March 29, 2008
Hyperglycemia and DKA, Other
Question from India:
Type 2 diabetes is, in part, based on insulin’s insufficiency and sensitiveness apart from diet and exercise instabilities due to some predisposed cause. However, can persisting hyperglycemia be due to some instability of digestion, absorption and excretion besides glucose and other nutrients?
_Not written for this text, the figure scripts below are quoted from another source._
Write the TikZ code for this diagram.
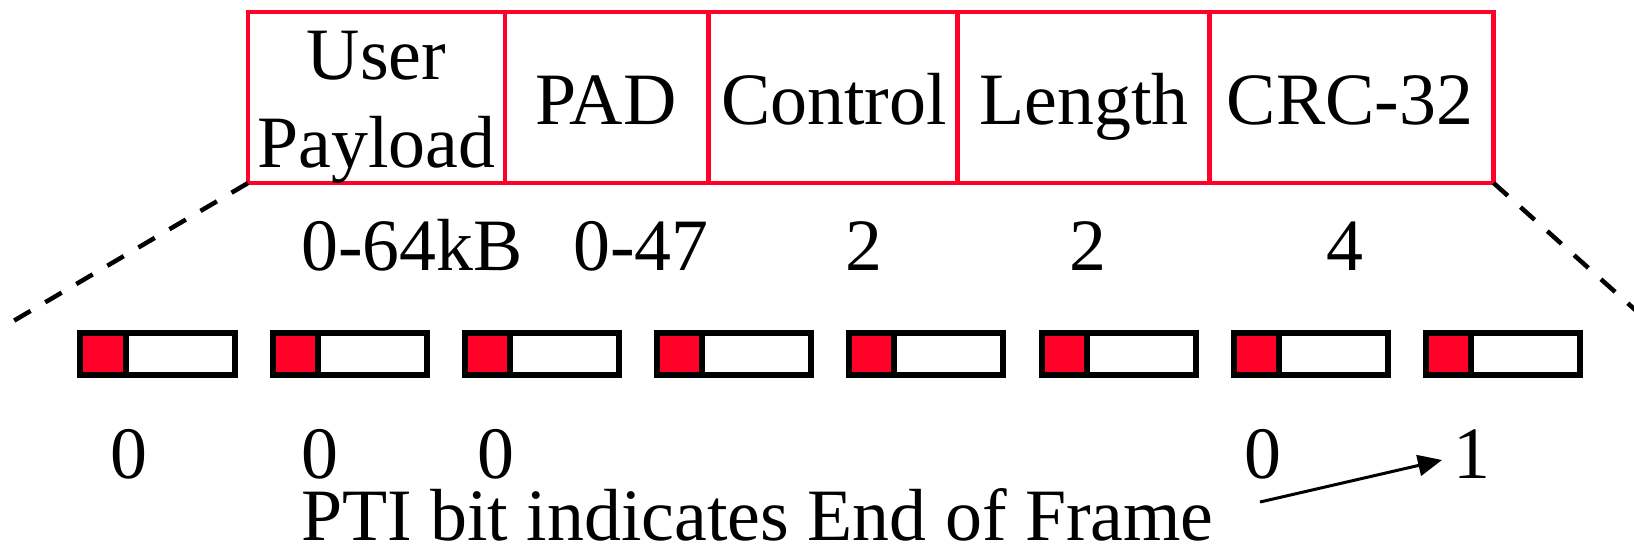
\documentclass[tikz,border=0pt]{standalone}
\usepackage{fontspec}
\setmainfont{Liberation Serif}
\usepackage{tikz}
\usetikzlibrary{positioning,arrows.meta}
\definecolor{ptired}{RGB}{255,0,40}

\begin{document}
\begin{tikzpicture}[x=0.01cm,y=-0.01cm,
		every node/.style={inner sep=0pt,outer sep=0pt,font=\fontsize{21}{25}\selectfont},
		field/.style={draw=ptired,line width=0.048cm,minimum height=1.71cm},
		bitcell/.style={draw=black,line width=0.06cm,minimum height=0.42cm},
		zoomline/.style={line width=0.045cm,dash pattern=on 0.19cm off 0.17cm}]
		\useasboundingbox (0,0) rectangle (1634,547);

		%frame fields
		\node[field,minimum width=2.57cm] (f1) at (376.5,97.5) {};
		\node[field,minimum width=2.03cm,right=0pt of f1] (f2) {};
		\node[field,minimum width=2.49cm,right=0pt of f2] (f3) {};
		\node[field,minimum width=2.52cm,right=0pt of f3] (f4) {};
		\node[field,minimum width=2.84cm,right=0pt of f4] (f5) {};

		%field names
		\node[align=center,anchor=north] (t1) at (376.5,31) {User\\Payload};
		\node[anchor=base] (t2) at (606,124) {PAD};
		\node[anchor=base] (t3) at (834,124) {Control};
		\node[anchor=base] (t4) at (1084,124) {Length};
		\node[anchor=base] (t5) at (1350,124) {CRC-32};

		%field sizes
		\node[anchor=base] (s1) at (412,270) {0-64kB};
		\node[anchor=base] (s2) at (641,270) {0-47};
		\node[anchor=base] (s3) at (864,270) {2};
		\node[anchor=base] (s4) at (1088,270) {2};
		\node[anchor=base] (s5) at (1345,270) {4};

		%cells
		\foreach \i in {0,...,7}{
			\node[bitcell,fill=ptired,minimum width=0.45cm] (r\i) at ({103+192.2*\i},354) {};
			\node[bitcell,fill=white,minimum width=1.09cm,right=0pt of r\i] (w\i) {};
		}

		%bit values
		\node[anchor=base] (b0) at (129,478) {0};
		\node[anchor=base] (b1) at (320,478) {0};
		\node[anchor=base] (b2) at (496,478) {0};
		\node[anchor=base] (b6) at (1263,478) {0};
		\node[anchor=base] (b7) at (1472,478) {1};
		\node[anchor=base west] (pti) at (301,540) {PTI bit indicates End of Frame};

		%zoom lines
		\coordinate (lend) at (10,323);
		\coordinate (rend) at (1642,316);
		\draw[zoomline] (f1.south west) -- (lend);
		\draw[zoomline] (f5.south east) -- (rend);

		%arrow
		\coordinate (astart) at (1260,502);
		\coordinate (atip) at (1442,460);
		\draw[line width=0.03cm,-{Triangle[length=0.24cm,width=0.21cm]}] (astart) -- (atip);
	\end{tikzpicture}
\end{document}
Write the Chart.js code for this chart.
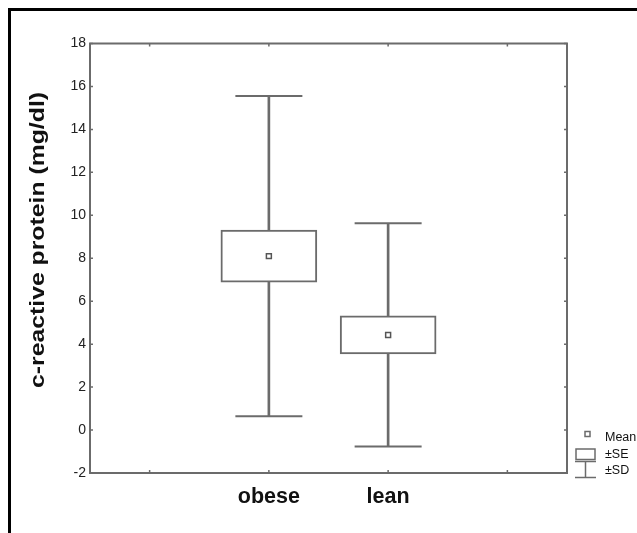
<!DOCTYPE html>
<html>
<head>
<meta charset="utf-8">
<script src="https://cdn.jsdelivr.net/npm/chart.js@4.4.0/dist/chart.umd.min.js"></script>
<style>
  html, body { margin: 0; padding: 0; background: #fff; }
  body { width: 637px; height: 533px; overflow: hidden; position: relative; }
  .frame { position: absolute; left: 8px; top: 8px; width: 700px; height: 600px;
           border-left: 3px solid #000; border-top: 3px solid #000; }
  #crpChart { position: absolute; left: 0; top: 0; }
</style>
</head>
<body>
<div class="frame"></div>
<canvas id="crpChart" width="637" height="533"></canvas>
<script>
// x slots: the plot has four category slots, only the middle two are used
const slots = ["", "obese", "lean", ""];
const groups = ["obese", "lean"];
const means = [8.10, 4.43];
const se = [1.21, 0.89];
const sd = [7.46, 5.20];
const yTicks = [-2, 0, 2, 4, 6, 8, 10, 12, 14, 16, 18];
const yTitle = "c-reactive protein (mg/dl)";

Chart.defaults.font.family = "'Liberation Sans', Arial, sans-serif";

const lineGray = "#6b6b6b";

// box frame, inward tick marks, y title and the Mean / ±SE / ±SD key
const framePlugin = {
  id: "frame",
  afterDraw(chart) {
    const { ctx, chartArea: a, scales } = chart;
    ctx.save();
    ctx.strokeStyle = lineGray;
    ctx.lineWidth = 2;
    ctx.strokeRect(a.left, a.top, a.right - a.left, a.bottom - a.top);

    ctx.lineWidth = 1.5;
    ctx.beginPath();
    scales.y.ticks.forEach((t) => {
      const y = scales.y.getPixelForValue(t.value);
      ctx.moveTo(a.left, y);
      ctx.lineTo(a.left + 3, y);
      ctx.moveTo(a.right, y);
      ctx.lineTo(a.right - 3, y);
    });
    slots.forEach((s, i) => {
      const x = scales.x.getPixelForValue(i);
      ctx.moveTo(x, a.bottom);
      ctx.lineTo(x, a.bottom - 3);
      ctx.moveTo(x, a.top);
      ctx.lineTo(x, a.top + 3);
    });
    ctx.stroke();

    // y title (the original type is a bit wider than Arial, so stretch it)
    ctx.save();
    ctx.translate(38.5, 240);
    ctx.rotate(-Math.PI / 2);
    ctx.scale(1.18, 1);
    ctx.fillStyle = "#111";
    ctx.font = "bold 21px 'Liberation Sans', Arial, sans-serif";
    ctx.textAlign = "center";
    ctx.textBaseline = "middle";
    ctx.fillText(yTitle, 0, 0);
    ctx.restore();

    // key
    const kx = a.right;
    const ky = a.bottom;
    ctx.lineWidth = 1.5;
    ctx.fillStyle = "#fff";
    ctx.fillRect(kx + 18, ky - 41.5, 5, 5);
    ctx.strokeRect(kx + 18, ky - 41.5, 5, 5);
    ctx.strokeRect(kx + 9, ky - 24, 19, 10.5);
    ctx.beginPath();
    ctx.moveTo(kx + 8, ky - 11.5);
    ctx.lineTo(kx + 29, ky - 11.5);
    ctx.moveTo(kx + 18.5, ky - 11.5);
    ctx.lineTo(kx + 18.5, ky + 4.5);
    ctx.moveTo(kx + 8, ky + 4.5);
    ctx.lineTo(kx + 29, ky + 4.5);
    ctx.stroke();

    ctx.fillStyle = "#111";
    ctx.font = "12.5px 'Liberation Sans', Arial, sans-serif";
    ctx.textBaseline = "middle";
    ctx.textAlign = "left";
    ctx.fillText("Mean", kx + 38, ky - 35);
    ctx.fillText("\u00b1SE", kx + 38, ky - 18.5);
    ctx.fillText("\u00b1SD", kx + 38, ky - 2);
    ctx.restore();
  },
};

const ctx = document.getElementById("crpChart").getContext("2d");
const crpChart = new Chart(ctx, {
  type: "bar",
  data: {
    labels: slots,
    datasets: [
      {
        type: "line",
        label: "Mean",
        data: groups.map((g, i) => ({ x: g, y: means[i] })),
        showLine: false,
        pointStyle: "rect",
        pointRadius: 3.5,
        pointBackgroundColor: "#fff",
        pointBorderColor: "#555",
        pointBorderWidth: 1.5,
        order: 0,
      },
      {
        type: "line",
        label: "SD caps",
        data: groups.flatMap((g, i) => [
          { x: g, y: means[i] + sd[i] },
          { x: g, y: means[i] - sd[i] },
        ]),
        showLine: false,
        pointStyle: "line",
        pointRadius: 33.5,
        pointBorderColor: lineGray,
        pointBorderWidth: 2,
        order: 1,
      },
      {
        label: "\u00b1SE",
        data: groups.map((g, i) => ({ x: g, y: [means[i] - se[i], means[i] + se[i]] })),
        backgroundColor: "#fff",
        borderColor: lineGray,
        borderWidth: 2,
        borderSkipped: false,
        barThickness: 96,
        grouped: false,
        order: 2,
      },
      {
        label: "\u00b1SD",
        data: groups.map((g, i) => ({ x: g, y: [means[i] - sd[i], means[i] + sd[i]] })),
        backgroundColor: lineGray,
        borderWidth: 0,
        barThickness: 2,
        grouped: false,
        order: 3,
      },
    ],
  },
  options: {
    responsive: false,
    animation: false,
    layout: { padding: { left: 0, right: 70, top: 43.5, bottom: 0 } },
    plugins: {
      legend: { display: false },
      tooltip: { enabled: false },
    },
    scales: {
      x: {
        type: "category",
        offset: true,
        grid: { display: false, drawTicks: false },
        border: { display: false },
        ticks: {
          padding: 11,
          color: "#111",
          autoSkip: false,
          maxRotation: 0,
          font: { size: 21.5, weight: "bold" },
        },
        afterFit(s) {
          s.height = 60;
        },
      },
      y: {
        min: -2,
        max: 18,
        afterBuildTicks(s) {
          s.ticks = yTicks.map((v) => ({ value: v }));
        },
        grid: { display: false, drawTicks: false },
        border: { display: false },
        ticks: { padding: 4, color: "#222", font: { size: 14 } },
        afterFit(s) {
          s.width = 90;
        },
      },
    },
  },
  plugins: [framePlugin],
});
</script>
</body>
</html>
One manufacturer claimed that their cough syrup also enhances antibiotic effectiveness due to some mucolytic and mucokinetic (proteolytic) action. It can be relevant in sense, if there is some instability of mucus in intestine, may be due to gastric acid and pancreas related insufficiency of digestive protease resulting decreased absorption and satiety or decreased motility, delayed emptying, gas and bloating, etc. In view of this, how can digestive enzymes having proteolytic effects (e.g., unienzyme etc.) benefit/harm diabetic patients? On the excretion side, can lesser intake of water by habit or by increased insulin AND prolonged altered vascular muscle tones or some instability in transcapillary movements cause decreased excretion of glucose resulting high blood levels?
Yes, increased glucagon, associated with decreased insulin, is associated with increased bowel transit, increased fat breakdown, and glucagon antagonizes insulin’s effects. The biggest issue related to decreased glucose excretion is with renal insufficiency. The rest can be compensated for by movement of water across various pools.